§ **LISTED ENTRIES**
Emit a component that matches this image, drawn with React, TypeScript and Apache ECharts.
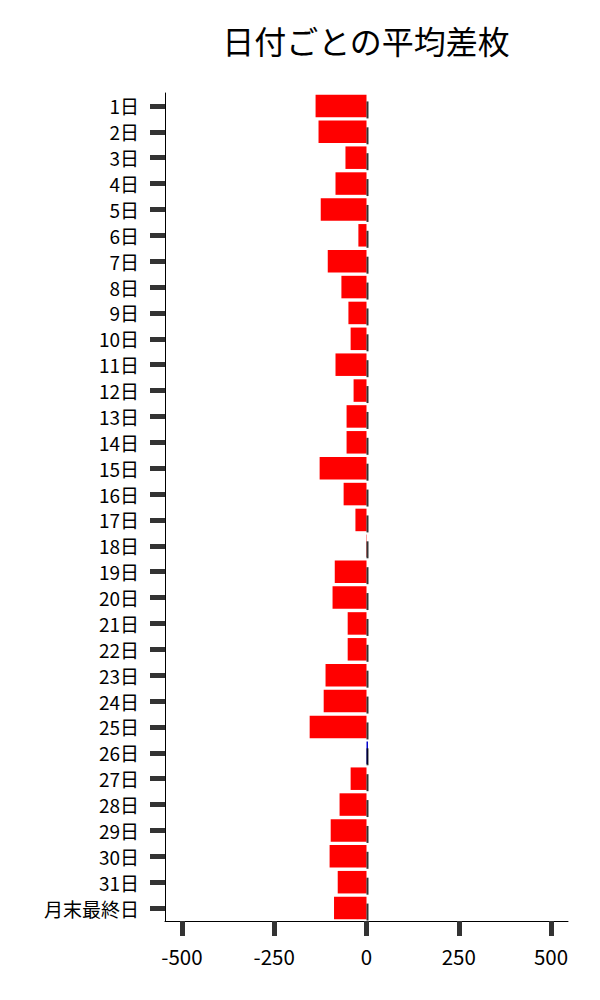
import React, { useEffect, useRef } from "react";
import * as echarts from "echarts";

const TITLE = "日付ごとの平均差枚";
const days = [
  "1日", "2日", "3日", "4日", "5日", "6日", "7日", "8日", "9日", "10日",
  "11日", "12日", "13日", "14日", "15日", "16日", "17日", "18日", "19日", "20日",
  "21日", "22日", "23日", "24日", "25日", "26日", "27日", "28日", "29日", "30日",
  "31日", "月末最終日",
];
const values = [
  -138, -130, -57, -84, -124, -22, -105, -68, -49, -43,
  -84, -35, -54, -54, -127, -62, -30, -1, -86, -92,
  -51, -51, -111, -116, -154, 4, -43, -73, -97, -100,
  -78, -88,
];
const xTicks = [-500, -250, 0, 250, 500];

const FONT = "'Noto Sans CJK JP', 'Noto Sans', sans-serif";

export default function App() {
  const ref = useRef<HTMLDivElement>(null);
  useEffect(() => {
    document.body.style.margin = "0";
    const chart = echarts.init(ref.current!, null, { renderer: "svg" });
    chart.setOption({
      animation: false,
      backgroundColor: "#fff",
      textStyle: { fontFamily: FONT },
      title: {
        text: TITLE,
        left: 361,
        top: 19,
        textAlign: "center",
        textStyle: { fontSize: 32, fontWeight: "normal", color: "#000", fontFamily: FONT },
      },
      grid: { left: 165, right: 32, top: 93, bottom: 79, containLabel: false },
      xAxis: {
        type: "value",
        min: -546,
        max: 546,
        splitLine: { show: false },
        axisLine: { show: true, onZero: false, lineStyle: { color: "#000", width: 1 } },
        axisTick: {
          show: true,
          customValues: xTicks,
          length: 15,
          lineStyle: { color: "#333", width: 5 },
        },
        axisLabel: {
          customValues: xTicks,
          margin: 25,
          fontSize: 20.5,
          color: "#000",
          fontFamily: FONT,
        },
      },
      yAxis: {
        type: "category",
        data: days,
        inverse: true,
        axisLine: { show: true, onZero: false, lineStyle: { color: "#000", width: 1 } },
        axisTick: {
          show: true,
          interval: 0,
          alignWithLabel: true,
          length: 15,
          lineStyle: { color: "#333", width: 5 },
        },
        axisLabel: {
          interval: 0,
          margin: 26,
          fontSize: 19,
          color: "#000",
          fontFamily: FONT,
        },
        splitLine: { show: false },
      },
      series: [
        {
          type: "bar",
          barCategoryGap: "13%",
          data: values.map((v) => ({
            value: v,
            itemStyle: { color: v < 0 ? "#ff0000" : "#0000cd" },
          })),
          z: 2,
        },
        {
          type: "scatter",
          symbol: "rect",
          symbolSize: [2, 17],
          symbolOffset: [1, 4],
          itemStyle: { color: "#000" },
          data: days.map((d) => [0, d]),
          z: 3,
          silent: true,
        },
      ],
    });
    return () => chart.dispose();
  }, []);
  return <div ref={ref} style={{ width: 600, height: 1000 }} />;
}
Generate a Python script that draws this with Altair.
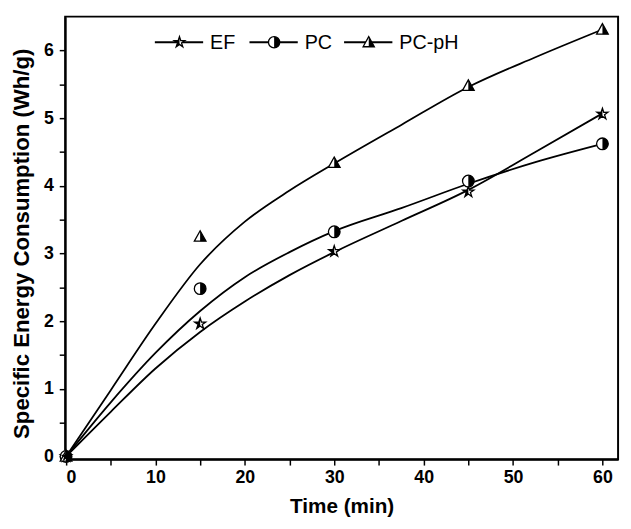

§ **GOAL OF THE EXERCISE**
Copy the data word for word. Pictures do not go in the copy.

§ **FULL RESPONSE**
Emit a component that matches this image, drawn with React, TypeScript and Apache ECharts.
import React, { useEffect, useRef } from "react";
import * as echarts from "echarts";

const TITLE = "日付ごとの平均差枚";
const days = [
  "1日", "2日", "3日", "4日", "5日", "6日", "7日", "8日", "9日", "10日",
  "11日", "12日", "13日", "14日", "15日", "16日", "17日", "18日", "19日", "20日",
  "21日", "22日", "23日", "24日", "25日", "26日", "27日", "28日", "29日", "30日",
  "31日", "月末最終日",
];
const values = [
  -138, -130, -57, -84, -124, -22, -105, -68, -49, -43,
  -84, -35, -54, -54, -127, -62, -30, -1, -86, -92,
  -51, -51, -111, -116, -154, 4, -43, -73, -97, -100,
  -78, -88,
];
const xTicks = [-500, -250, 0, 250, 500];

const FONT = "'Noto Sans CJK JP', 'Noto Sans', sans-serif";

export default function App() {
  const ref = useRef<HTMLDivElement>(null);
  useEffect(() => {
    document.body.style.margin = "0";
    const chart = echarts.init(ref.current!, null, { renderer: "svg" });
    chart.setOption({
      animation: false,
      backgroundColor: "#fff",
      textStyle: { fontFamily: FONT },
      title: {
        text: TITLE,
        left: 361,
        top: 19,
        textAlign: "center",
        textStyle: { fontSize: 32, fontWeight: "normal", color: "#000", fontFamily: FONT },
      },
      grid: { left: 165, right: 32, top: 93, bottom: 79, containLabel: false },
      xAxis: {
        type: "value",
        min: -546,
        max: 546,
        splitLine: { show: false },
        axisLine: { show: true, onZero: false, lineStyle: { color: "#000", width: 1 } },
        axisTick: {
          show: true,
          customValues: xTicks,
          length: 15,
          lineStyle: { color: "#333", width: 5 },
        },
        axisLabel: {
          customValues: xTicks,
          margin: 25,
          fontSize: 20.5,
          color: "#000",
          fontFamily: FONT,
        },
      },
      yAxis: {
        type: "category",
        data: days,
        inverse: true,
        axisLine: { show: true, onZero: false, lineStyle: { color: "#000", width: 1 } },
        axisTick: {
          show: true,
          interval: 0,
          alignWithLabel: true,
          length: 15,
          lineStyle: { color: "#333", width: 5 },
        },
        axisLabel: {
          interval: 0,
          margin: 26,
          fontSize: 19,
          color: "#000",
          fontFamily: FONT,
        },
        splitLine: { show: false },
      },
      series: [
        {
          type: "bar",
          barCategoryGap: "13%",
          data: values.map((v) => ({
            value: v,
            itemStyle: { color: v < 0 ? "#ff0000" : "#0000cd" },
          })),
          z: 2,
        },
        {
          type: "scatter",
          symbol: "rect",
          symbolSize: [2, 17],
          symbolOffset: [1, 4],
          itemStyle: { color: "#000" },
          data: days.map((d) => [0, d]),
          z: 3,
          silent: true,
        },
      ],
    });
    return () => chart.dispose();
  }, []);
  return <div ref={ref} style={{ width: 600, height: 1000 }} />;
}
Generate a Python script that draws this with Altair.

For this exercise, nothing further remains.